Maybe Just What the Middle East Needs
This summer, Hooters will open its first restaurant in Israel. Known for their delicious wings* and good clean family fun, Hooters is hoping to find a niche market in the city of Tel Aviv. Israeli franchise owner, Ofer Ahiraz, believes that Hooters may be just what the citizens of Tel Aviv have been looking for. While the location of the new restaurant has yet to be decided, Ahiraz has stated that he will not situate the restaurant near any large religious populations.
I think that bringing Hooters to the Middle East might be just what the doctor ordered. It is like that old saying "Give the people wholesome food and scantily clad women and peace will follow." Off the top of my head, I don't remember who said that, but I'm sure it was somebody who won a Nobel prize or something.
*And by delicious wings I mean slutty uniforms.
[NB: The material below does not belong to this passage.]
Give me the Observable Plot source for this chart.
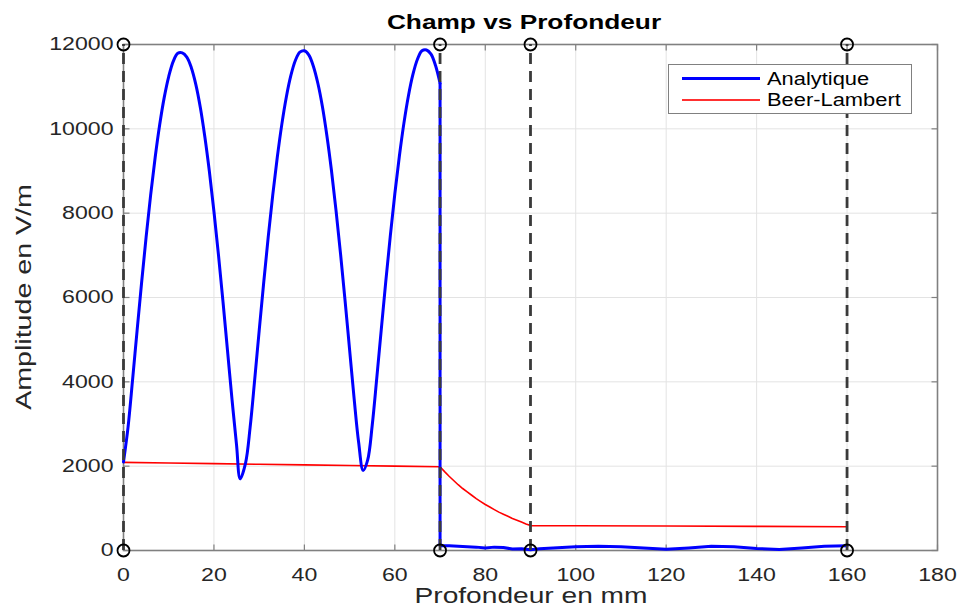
<!DOCTYPE html>
<html>
<head>
<meta charset="utf-8">
<script src="https://cdn.jsdelivr.net/npm/d3@7"></script>
<script src="https://cdn.jsdelivr.net/npm/@observablehq/plot@0.6"></script>
<style>
  html, body { margin: 0; padding: 0; background: #fff; }
  #wrap { position: relative; width: 959px; height: 608px; font-family: "Liberation Sans", Arial, sans-serif; color: #262626; }
  #chart { position: absolute; left: 0; top: 0; }
  .lbl { position: absolute; white-space: nowrap; }
  #title { left: 524px; top: 10px; font-size: 21px; font-weight: bold; color: #000; transform: translateX(-50%) scaleX(1.25); }
  #xlabel { left: 531px; top: 583px; font-size: 22.5px; transform: translateX(-50%) scaleX(1.25); }
  #ylabel { left: 24px; top: 297px; font-size: 22px; transform: translate(-50%, -50%) rotate(-90deg) scaleX(1.3); }
  #legend { position: absolute; left: 668px; top: 64px; width: 244px; height: 50px; border: 1.5px solid #808080; background: #fff; box-sizing: border-box; }
  .lline { position: absolute; left: 13px; width: 78px; }
  .ltext { position: absolute; left: 98px; font-size: 17.5px; transform-origin: left center; transform: translateY(-50%) scaleX(1.25); color: #000; }
</style>
</head>
<body>
<div id="wrap">
  <div id="chart"></div>
  <div id="title" class="lbl">Champ vs Profondeur</div>
  <div id="xlabel" class="lbl">Profondeur en mm</div>
  <div id="ylabel" class="lbl">Amplitude en V/m</div>
  <div id="legend">
    <div class="lline" style="top:12px;height:3px;background:#0000ff"></div>
    <div class="ltext" style="top:13.5px">Analytique</div>
    <div class="lline" style="top:34px;height:2px;background:#ff3030"></div>
    <div class="ltext" style="top:35px">Beer-Lambert</div>
  </div>
</div>
<script>
// ---- Data ----
const xTicks = [0, 20, 40, 60, 80, 100, 120, 140, 160, 180];
const yTicks = [0, 2000, 4000, 6000, 8000, 10000, 12000];

// Analytique (blue) — first layer, 0 to 70 mm
const analX1 = [0,1,2,3,4,5,6,7,8,9,10,11,12,13,14,15,16,17,18,19,20,21,22,23,24,25,25.8,27,
  28,29,30,31,32,33,34,35,36,37,38,39,40,41,42,43,44,45,46,47,48,49,50,51,52,53,54,
  55,56,57,58,59,60,61,62,63,64,65,66,67,68,69,70];
const analY1 = [2100,2920,4040,5210,6350,7430,8430,9320,10095,10740,11240,11600,11790,11800,11700,11450,11050,10500,9800,8980,8040,7010,5900,4740,3580,2500,1700,2080,
  2920,4040,5210,6350,7430,8430,9320,10100,10750,11260,11620,11820,11850,11750,11480,11070,10520,9820,9000,8060,7030,5920,4760,3600,2560,1900,2150,
  2970,4080,5240,6380,7460,8460,9350,10130,10780,11290,11650,11850,11870,11770,11500,11080];
// Analytique (blue) — beyond 70 mm
const analX2 = [70,70,72,75,78,80,82,84,86,88,90,92,95,100,105,110,115,120,125,130,135,140,145,150,155,160];
const analY2 = [11080,110,110,95,80,60,80,70,35,40,20,40,60,90,100,90,60,30,60,100,90,50,25,60,100,110];

// Beer-Lambert (red)
const blX = [0,10,20,30,40,50,60,70,71,72,73,74,75,76,77,78,79,80,81,82,83,84,85,86,87,88,89,90,100,120,140,160];
const blY = [2090,2075,2060,2045,2030,2015,2000,1985,1870,1760,1660,1560,1470,1390,1310,1230,1160,1090,1030,970,910,860,810,760,720,675,630,590,588,582,572,562];

// Layer boundaries (dashed lines with circle markers)
const bounds = [0, 70, 90, 160];
const boundY = [0, 12000];

const anal1 = analX1.map((x, i) => ({x, y: analY1[i]}));
const anal2 = analX2.map((x, i) => ({x, y: analY2[i]}));
const bl = blX.map((x, i) => ({x, y: blY[i]}));
const markers = bounds.flatMap(b => boundY.map(v => ({x: b, y: v})));

// inward tick glyphs (MATLAB-style ticks inside the box)
const tickLen = 6;
const tickUp = {draw(ctx) { ctx.moveTo(0, 0); ctx.lineTo(0, -tickLen); }};
const tickDown = {draw(ctx) { ctx.moveTo(0, 0); ctx.lineTo(0, tickLen); }};
const tickRight = {draw(ctx) { ctx.moveTo(0, 0); ctx.lineTo(tickLen, 0); }};
const tickLeft = {draw(ctx) { ctx.moveTo(0, 0); ctx.lineTo(-tickLen, 0); }};
const tickStyle = {stroke: "#808080", strokeWidth: 1.2, fill: "none"};

const chart = Plot.plot({
  width: 959,
  height: 608,
  marginLeft: 123,
  marginRight: 22,
  marginTop: 44,
  marginBottom: 58,
  style: {fontFamily: "'Liberation Sans', Arial, sans-serif", color: "#262626", background: "transparent"},
  x: {domain: [0, 180], label: null},
  y: {domain: [0, 12000], label: null},
  marks: [
    Plot.gridX(xTicks, {stroke: "#e3e3e3", strokeOpacity: 1, strokeWidth: 1}),
    Plot.gridY(yTicks, {stroke: "#e3e3e3", strokeOpacity: 1, strokeWidth: 1}),
    Plot.axisX(xTicks, {anchor: "bottom", tickSize: 0, tickPadding: 17, fontSize: 18.5, tickFormat: d => String(d)}),
    Plot.axisY(yTicks, {anchor: "left", tickSize: 0, tickPadding: 10, fontSize: 18.5, tickFormat: d => String(d)}),
    Plot.dot(xTicks, {x: d => d, y: () => 0, symbol: tickUp, ...tickStyle}),
    Plot.dot(xTicks, {x: d => d, y: () => 12000, symbol: tickDown, ...tickStyle}),
    Plot.dot(yTicks, {x: () => 0, y: d => d, symbol: tickRight, ...tickStyle}),
    Plot.dot(yTicks, {x: () => 180, y: d => d, symbol: tickLeft, ...tickStyle}),
    Plot.frame({stroke: "#808080", strokeWidth: 1.6}),
    Plot.line(bl, {x: "x", y: "y", stroke: "#ff0000", strokeWidth: 1.6}),
    Plot.line(anal1, {x: "x", y: "y", stroke: "#0000ff", strokeWidth: 3, curve: "catmull-rom"}),
    Plot.line(anal2, {x: "x", y: "y", stroke: "#0000ff", strokeWidth: 3}),
    Plot.ruleX(bounds, {x: d => d, y1: 0, y2: 12000, stroke: "#3a3a3a", strokeWidth: 2.8, strokeDasharray: "11,7"}),
    Plot.dot(markers, {x: "x", y: "y", r: 6, stroke: "#000", strokeWidth: 1.8, fill: "none"})
  ]
});
document.getElementById("chart").appendChild(chart);
chart.querySelectorAll("text").forEach(t => {
  const tr = t.getAttribute("transform") || "";
  t.setAttribute("transform", tr + " scale(1.25,1)");
});
</script>
</body>
</html>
Labels: Hooters, Middle East
7 Comments:
Are buffalo wings kosher? Will they also serve falafel? Because I here that's good over there. Who knows, maybe Hooters will change up its menu a bit to match the local flavor.
4:21 PM
Oh, I forgot to mention, the restaurant will NOT be kosher. -Lulu
4:27 PM
After consultation with a rabbi I know, it turns out that buffalo wings could be kosher if the deep fryer has been through a Mikvah, and the oil, chicken, and buffalo sauce have received their kosher certification. Also, they couldn't serve them with Blue Cheese, which I think kind of defeats the purpose.
8:23 AM
You left out that the chicken has to be slaughtered in a particular way, and how does not having blue cheese get in the way of looking at scantily clad, busty women? (a non-dairy ranch dressing would do just fine, anyway.)
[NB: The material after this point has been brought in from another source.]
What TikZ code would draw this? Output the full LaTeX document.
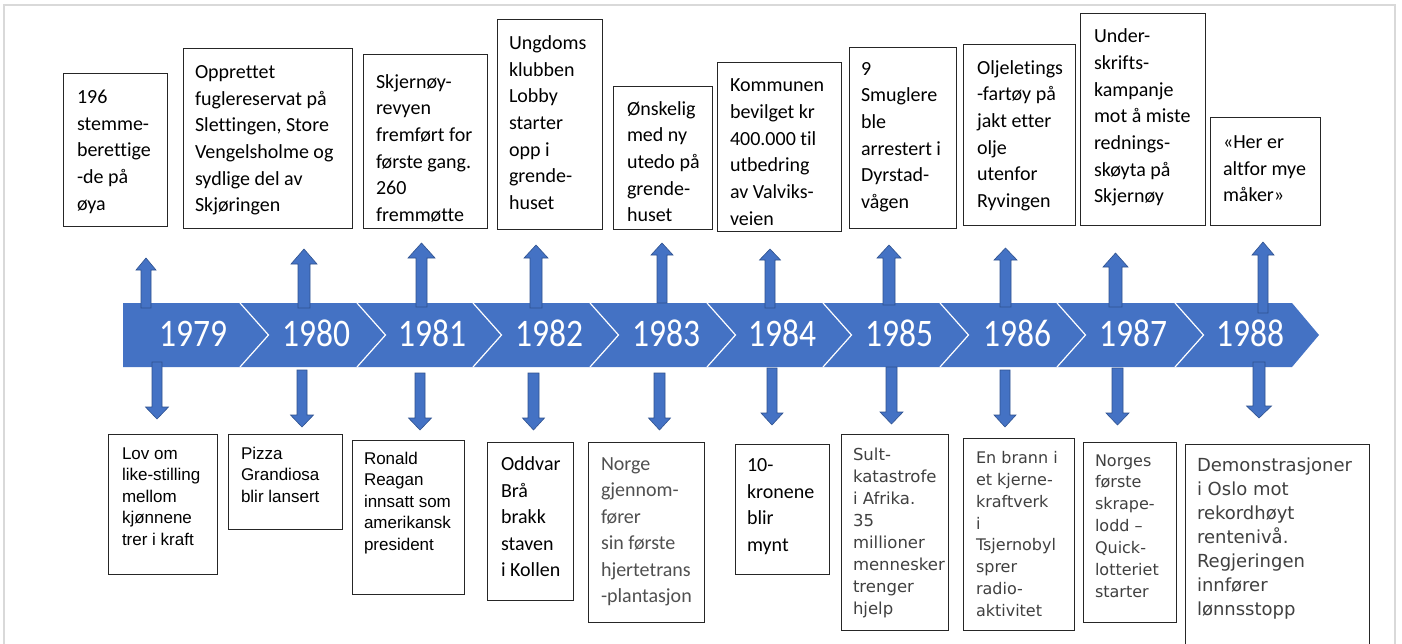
\documentclass[tikz,border=0pt]{standalone}
\usepackage{fontspec}
\usepackage{graphicx}
\setmainfont[Ligatures={NoCommon}]{Carlito}
\newfontfamily\fcal[Ligatures={NoCommon}]{Carlito}
\newfontfamily\fari{Liberation Sans}
\newfontfamily\fver[Ligatures={NoCommon}]{DejaVu Sans}
\definecolor{tlblue}{HTML}{4472C4}
\definecolor{tledge}{HTML}{2F528F}
\definecolor{frameg}{HTML}{D9D9D9}
\definecolor{txtgray}{HTML}{404040}
\definecolor{txtgrayb}{HTML}{505050}
\tikzset{
  evframe/.style={draw=black!85, line width=1pt, inner sep=0pt, outer sep=0pt, anchor=north west},
  evtxt/.style={anchor=north west, inner sep=0pt, outer sep=0pt, align=left},
  topf/.style={evtxt, font=\fcal\fontsize{20}{26.7}\selectfont, yshift=18.69pt},
  arif/.style={evtxt, font=\fari\fontsize{17}{21.5}\selectfont, yshift=15.05pt},
  calb/.style={evtxt, font=\fcal\fontsize{20}{26.5}\selectfont, yshift=18.55pt},
  verm/.style={evtxt, text=txtgray, font=\fver\fontsize{16.5}{22}\selectfont, yshift=15.4pt},
  verf/.style={evtxt, text=txtgray, font=\fver\fontsize{16}{21.9}\selectfont, yshift=15.33pt},
  verl/.style={evtxt, text=txtgray, font=\fver\fontsize{18}{23.9}\selectfont, yshift=16.73pt},
  blockarrow/.style={fill=tlblue, draw=tledge, line width=0.6pt, line join=miter},
  yearlbl/.style={text=white, anchor=base, inner sep=0pt, font=\fcal\fontsize{39}{44}\selectfont},
}
\newcommand\evbox[5]{\node[evframe, minimum width={(#4)-(#2)}, minimum height={(#5)-(#3)}] (#1) at (#2,#3) {};}
\newcommand\evtext[5]{\node[#2] (#1) at (#3,#4) {\strut #5};}
\begin{document}
\begin{tikzpicture}[x=1pt,y=-1pt]
\useasboundingbox (0,0) rectangle (1402,643);
\clip (0,0) rectangle (1402,643);
\fill[white] (0,0) rectangle (1402,643);
\draw[frameg, line width=2pt] (4,5) rectangle (1395,680);

% timeline bar
\fill[tlblue] (123,303) -- (1292,303) -- (1319,335) -- (1292,367) -- (123,367) -- cycle;
\foreach \bx in {240,357,473,590,707,823,940,1057,1175}
  \draw[white, line width=1.2pt] (\bx,303) -- (\bx+28.5,335) -- (\bx,367);

% year labels
\foreach \yx/\yr in {193/1979,316/1980,432/1981,549/1982,666/1983,782/1984,899/1985,1017/1986,1133/1987,1250/1988}
  \node[yearlbl] (y\yr) at (\yx,346) {\scalebox{0.86}[1]{\yr}};

% up arrows: cx/w/h/tip/headbase/bottom
\foreach \cx/\w/\h/\tp/\hb/\bt in {146/5/10/258/270/308, 304/6/13/249/264/308, 421.5/5.5/13.5/243/258/307,
  536/6/12/245/258/308, 662/5/11/243/255/303, 770/5/10.5/249/260/308, 889/6/12/245/258/305,
  1005.5/5.5/11.5/248/260/307, 1115.5/6.5/12.5/253/267/307, 1263/5/11/242/255/313}
  \draw[blockarrow] (\cx-\w,\bt) -- (\cx-\w,\hb) -- (\cx-\h,\hb) -- (\cx,\tp) -- (\cx+\h,\hb) -- (\cx+\w,\hb) -- (\cx+\w,\bt) -- cycle;

% down arrows: cx/w/h/top/headbase/tip
\foreach \cx/\w/\h/\tp/\hb/\bt in {157/5/11.5/362/407/419, 302/5/11.5/370/415/427, 420/5/11.5/373/418/430,
  533.5/5.5/11/373/418/430, 659.5/5.5/11/373/418/430, 772/5/11/368/413/425, 891.5/5.5/11.5/367/412/424,
  1005/5/11/370/415/427, 1117.5/5.5/11.5/368/413/425, 1259/6/12.5/362/406/418}
  \draw[blockarrow] (\cx-\w,\tp) -- (\cx-\w,\hb) -- (\cx-\h,\hb) -- (\cx,\bt) -- (\cx+\h,\hb) -- (\cx+\w,\hb) -- (\cx+\w,\tp) -- cycle;

% top boxes
\evbox{ta}{63}{73}{167}{226}
\evtext{tta}{topf}{77}{103.3}{196\\stemme-\\berettige\\-de på\\øya}
\evbox{tb}{183}{48}{352}{228}
\evtext{ttb}{topf}{195}{78.3}{Opprettet\\fuglereservat på\\Slettingen, Store\\Vengelsholme og\\sydlige del av\\Skjøringen}
\evbox{tc}{363}{54}{487}{228}
\evtext{ttc}{topf}{376}{88}{Skjernøy-\\revyen\\fremført for\\første gang.\\260\\fremmøtte}
\evbox{td}{497}{19}{602}{229}
\evtext{ttd}{topf}{509}{49.3}{Ungdoms\\klubben\\Lobby\\starter\\opp i\\grende-\\huset}
\evbox{te}{613}{86}{712}{229}
\evtext{tte}{topf}{627}{115}{Ønskelig\\med ny\\utedo på\\grende-\\huset}
\evbox{tf}{717}{62}{841}{231}
\evtext{ttf}{topf}{730}{91.7}{Kommunen\\bevilget kr\\400.000 til\\utbedring\\av Valviks-\\veien}
\evbox{tg}{849}{47}{956}{228}
\evtext{ttg}{topf}{861}{75}{9\\Smuglere\\ble\\arrestert i\\Dyrstad-\\vågen}
\evbox{th}{963}{44}{1075}{225}
\evtext{tth}{topf}{977}{74}{Oljeletings\\-fartøy på\\jakt etter\\olje\\utenfor\\Ryvingen}
\evbox{ti}{1080}{13}{1205}{225}
\evtext{tti}{topf}{1094}{42.7}{Under-\\skrifts-\\kampanje\\mot å miste\\rednings-\\skøyta på\\Skjernøy}
\evbox{tj}{1210}{117}{1320}{225}
\evtext{ttj}{topf}{1223}{148.3}{«Her er\\altfor mye\\måker»}

% bottom boxes
\evbox{ba}{108}{434}{217}{574}
\evtext{bta}{arif}{122}{459.3}{Lov om\\like-stilling\\mellom\\kjønnene\\trer i kraft}
\evbox{bb}{228}{434}{342}{529}
\evtext{btb}{arif}{241}{459}{Pizza\\Grandiosa\\blir lansert}
\evbox{bc}{352}{440}{464}{594}
\evtext{btc}{arif}{364}{464.3}{Ronald\\Reagan\\innsatt som\\amerikansk\\president}
\evbox{bd}{487}{442}{573}{600}
\evtext{btd}{calb}{501}{470.7}{Oddvar\\Brå\\brakk\\staven\\i Kollen}
\evbox{be}{588}{442}{704}{622}
\evtext{bte}{calb, text=txtgrayb}{601}{470}{Norge\\gjennom-\\fører\\sin første\\hjertetrans\\-plantasjon}
\evbox{bf}{735}{444}{829}{574}
\evtext{btf}{calb}{747}{471.7}{10-\\kronene\\blir\\mynt}
\evbox{bg}{841}{434}{948}{630}
\evtext{btg}{verm}{853}{460.5}{Sult-\\katastrofe\\i Afrika.\\35\\millioner\\mennesker\\trenger\\hjelp}
\evbox{bh}{963}{438}{1074}{630}
\evtext{bth}{verf}{976}{463.3}{En brann i\\et kjerne-\\kraftverk\\i\\Tsjernobyl\\sprer\\radio-\\aktivitet}
\evbox{bi}{1083}{442}{1176}{622}
\evtext{bti}{verf}{1095}{466}{Norges\\første\\skrape-\\lodd –\\Quick-\\lotteriet\\starter}
\evbox{bj}{1185}{444}{1369}{660}
\evtext{btj}{verl}{1197}{471.7}{Demonstrasjoner\\i Oslo mot\\rekordhøyt\\rentenivå.\\Regjeringen\\innfører\\lønnsstopp}
\end{tikzpicture}
\end{document}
Strange bit is I'm sure most of the meat suppliers in Israel would use a kosher slaughter--wouldn't you think? A Mikvah is not that hard. I don't get why they wouldn't go the extra half-step to make the place kosher--sure they'd have to leave the fried oysters and popcorn-shrimp off the menu, but like the blue cheese, their absence would not effect the bustiness of the women.
9:45 AM
hmmmm...maybe they realize nobody goes there for the food anyway?? Like "Why bother putting in the tiny bit of effort required to make the food that our restaurant serves edible for a decent proportion of the population. As long as the ladies are half naked, the people will come!"
10:18 AM
In high school I used to go to hooters with my friend kevin all the time. I claimed i went because i liked the wings not to ogle the hooter(they are actually quite tasty, the wings that is) and everyone scoffed at me.
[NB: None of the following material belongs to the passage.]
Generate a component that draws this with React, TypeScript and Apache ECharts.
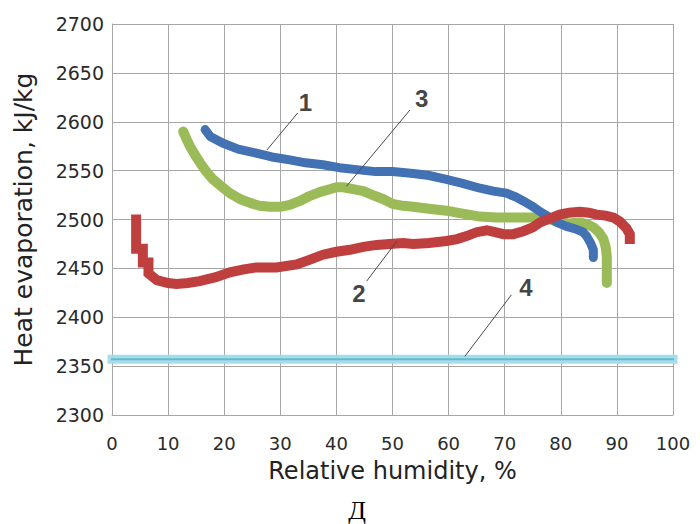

Looks like i got the last laugh.
hizahh!
-scooter
12:17 PM
Salvages,
I mean it kind of defeats the purpose of the wings. It does nothing to deter from the boob watching that the resturant otherwise promotes.
I'll also note (since I consider myself an expert on wings) that the wings at Hooters are lousy, and that claiming that it is a destination restaurant because they are so good is like saying you read Playboy for the articles.